How do you balance strategic content with relationship-building at summits?
Effective leadership summits integrate strategic work and relationship-building rather than treating them as competing priorities. The most productive summits dedicate mornings (approximately 60% of programming time) to intensive strategic sessions when cognitive capacity peaks. Afternoons transition to collaborative activities blending team-building with applied problem-solving where relationship development serves strategic purpose.
Evening programming provides informal networking without agenda—receptions, dinners, optional social activities—where executives connect personally. The key insight: relationship-building shouldn't be separate "fun activities" disconnected from business purpose. Design collaborative challenges requiring cross-functional teamwork to address real organizational issues.
Can leadership summits work effectively in virtual or hybrid formats?
Virtual and hybrid leadership summits can achieve meaningful outcomes when designed specifically for remote engagement rather than simply broadcasting in-person formats online. However, they face inherent limitations—reduced informal networking, technology-mediated trust-building challenges, and "Zoom fatigue" constraining productive session duration to four to six hours daily versus eight-plus hours for in-person events.
The Offsite Co. recommends in-person formats for leadership summits whenever feasible, given their strategic importance and relative infrequency. For distributed global teams where travel creates prohibitive costs, we design virtual formats optimized for remote engagement. We avoid hybrid approaches unless absolutely necessary, instead running fully in-person or fully virtual summits that don't disadvantage any participants.
How do you ensure diverse perspectives are heard at large leadership summits?
Creating genuine psychological safety where diverse perspectives emerge requires intentional design. We employ multiple strategies: anonymous digital polling and question submission enabling honest input without social risk; small breakout discussions where quieter voices find space; pre-summit surveys surfacing concerns that shape agendas; and skilled facilitation actively soliciting dissenting views.
Structural interventions prove more effective than relying on individual courage. Assign breakout groups deliberately mixing hierarchical levels, functions, and demographics rather than allowing self-selection. Use "devil's advocate" assignments where participants explicitly argue against proposals, removing personal risk from disagreement.
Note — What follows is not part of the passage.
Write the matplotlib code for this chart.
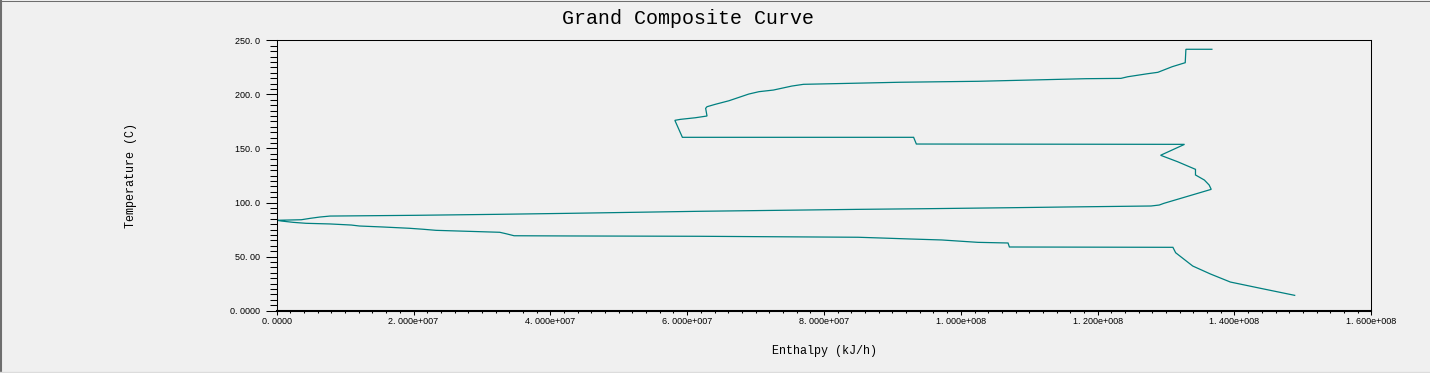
import matplotlib
matplotlib.use("Agg")
import matplotlib.pyplot as plt
from matplotlib.ticker import FixedLocator, FixedFormatter, MultipleLocator
from matplotlib.lines import Line2D

# Grand composite curve: enthalpy (in 1e6 kJ/h) vs temperature (C), traced top -> bottom
enthalpy_mkjh = [
    136.7, 132.9, 132.8, 130.9, 128.8, 127.3, 124.4, 123.4, 118.3, 102.5,
    91.0, 83.7, 77.0, 75.3, 72.6, 70.5, 69.0, 66.1, 64.1, 62.9,
    62.7, 62.9, 61.2, 59.0, 58.2, 59.3, 93.1, 93.5, 132.7, 129.2,
    131.7, 134.3, 134.3, 135.6, 136.3, 136.6, 129.7, 129.0, 127.8, 115.6,
    107.1, 94.8, 85.0, 61.7, 42.5, 32.3, 20.4, 7.8, 6.3, 4.9,
    3.6, 0.0, 0.7, 2.4, 4.3, 7.8, 10.9, 12.1, 15.5, 19.4,
    21.4, 23.3, 32.6, 33.5, 34.7, 42.8, 61.7, 85.0, 88.4, 92.6,
    97.2, 99.6, 102.5, 106.9, 107.1, 131.0, 131.4, 133.9, 136.5, 139.4,
    143.8, 148.8,
]
temperature_c = [
    241.7, 241.7, 229.3, 225.6, 220.4, 219.1, 216.3, 214.8, 214.5, 212.1,
    211.2, 210.2, 209.3, 207.7, 204.0, 202.5, 200.3, 194.1, 190.8, 188.6,
    187.1, 180.0, 178.4, 176.9, 176.0, 160.3, 160.3, 154.1, 153.8, 143.7,
    137.7, 130.7, 125.5, 120.8, 116.2, 112.2, 99.3, 97.7, 96.8, 95.9,
    95.2, 94.3, 93.7, 91.9, 90.0, 89.1, 88.2, 87.5, 86.6, 85.4,
    84.1, 83.6, 82.9, 81.7, 80.8, 80.2, 79.2, 78.3, 77.4, 76.2,
    75.3, 74.3, 72.5, 71.2, 69.3, 69.1, 68.8, 67.9, 67.2, 66.3,
    65.4, 64.4, 63.2, 62.6, 58.9, 58.6, 53.6, 41.3, 33.9, 26.5,
    20.7, 14.2,
]

x_ticks = [0, 2e7, 4e7, 6e7, 8e7, 1e8, 1.2e8, 1.4e8, 1.6e8]
x_tick_labels = ["0. 0000", "2. 000e+007", "4. 000e+007", "6. 000e+007", "8. 000e+007",
                 "1. 000e+008", "1. 200e+008", "1. 400e+008", "1. 600e+008"]
y_ticks = [0, 50, 100, 150, 200, 250]
y_tick_labels = ["0. 0000", "50. 00", "100. 0", "150. 0", "200. 0", "250. 0"]

title = "Grand Composite Curve"
x_label = "Enthalpy (kJ/h)"
y_label = "Temperature (C)"

W, H = 1430, 373
bg = "#f0f0f0"
fig = plt.figure(figsize=(W / 100, H / 100), dpi=100, facecolor=bg)
ax = fig.add_axes([276.7 / W, 1 - 310.7 / H, (1371.3 - 276.7) / W, (310.7 - 40.3) / H])
ax.set_facecolor(bg)

ax.plot([h * 1e6 for h in enthalpy_mkjh], temperature_c, color="#008080", lw=0.9,
        solid_joinstyle="miter")

ax.set_xlim(0, 1.6e8)
ax.set_ylim(0, 250)

ax.xaxis.set_major_locator(FixedLocator(x_ticks))
ax.xaxis.set_major_formatter(FixedFormatter(x_tick_labels))
ax.yaxis.set_major_locator(FixedLocator(y_ticks))
ax.yaxis.set_major_formatter(FixedFormatter(y_tick_labels))
ax.xaxis.set_minor_locator(MultipleLocator(2e6))
ax.yaxis.set_minor_locator(MultipleLocator(5))

for s in ["top", "right", "left"]:
    ax.spines[s].set_linewidth(0.75)
    ax.spines[s].set_color("black")
ax.spines["bottom"].set_linewidth(1.5)
ax.spines["bottom"].set_color("black")

ax.tick_params(axis="y", which="major", direction="out", length=7.7, width=0.75,
               pad=4.3, labelsize=6.5, colors="black")
ax.tick_params(axis="y", which="minor", direction="out", length=4.8, width=0.75)
ax.tick_params(axis="x", which="major", direction="out", length=3.0, width=0.75,
               pad=1.5, labelsize=6.5, colors="black")
ax.tick_params(axis="x", which="minor", direction="out", length=1.6, width=0.75)
for lbl in ax.get_xticklabels() + ax.get_yticklabels():
    lbl.set_fontfamily("Liberation Sans")

fig.text(687.5 / W, 1 - 18 / H, title, ha="center", va="center",
         fontsize=14.4, family="Liberation Mono", color="black")
fig.text(131 / W, 1 - 175 / H, y_label, ha="center", va="center", rotation=90,
         fontsize=8.5, family="Liberation Mono", color="black")
fig.text(824.5 / W, 1 - 351 / H, x_label, ha="center", va="center",
         fontsize=8.5, family="Liberation Mono", color="black")

# window frame edges
fig.add_artist(Line2D([0, 1], [1 - 0.5 / H] * 2, transform=fig.transFigure,
                      color="#6e6e6e", lw=0.75))
fig.add_artist(Line2D([1 / W] * 2, [0, 1], transform=fig.transFigure,
                      color="#6e6e6e", lw=1.5))
fig.add_artist(Line2D([0, 1], [1.2 / H] * 2, transform=fig.transFigure,
                      color="#dcdcdc", lw=1.0))

fig.savefig("out.png", dpi=100, facecolor=bg)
Senior leader modeling matters enormously—when C-suite executives share uncertainties and genuinely consider challenges, mid-level leaders follow suit.
What metrics demonstrate leadership summit ROI and effectiveness?
Measuring summit impact requires defining success metrics during planning rather than after the event. Effective measurement combines leading indicators (immediate post-summit outcomes) with lagging indicators (sustained organizational impact over subsequent months).
Leading indicators include completion of decisions identified as summit objectives, participant assessment of clarity around strategic priorities, documented action plans with assigned ownership, and engagement scores measuring dialogue quality. Lagging indicators measured at thirty, sixty, and ninety days include progress against action items, measurable behavior changes targeted by objectives, and downstream organizational metrics the summit aimed to influence.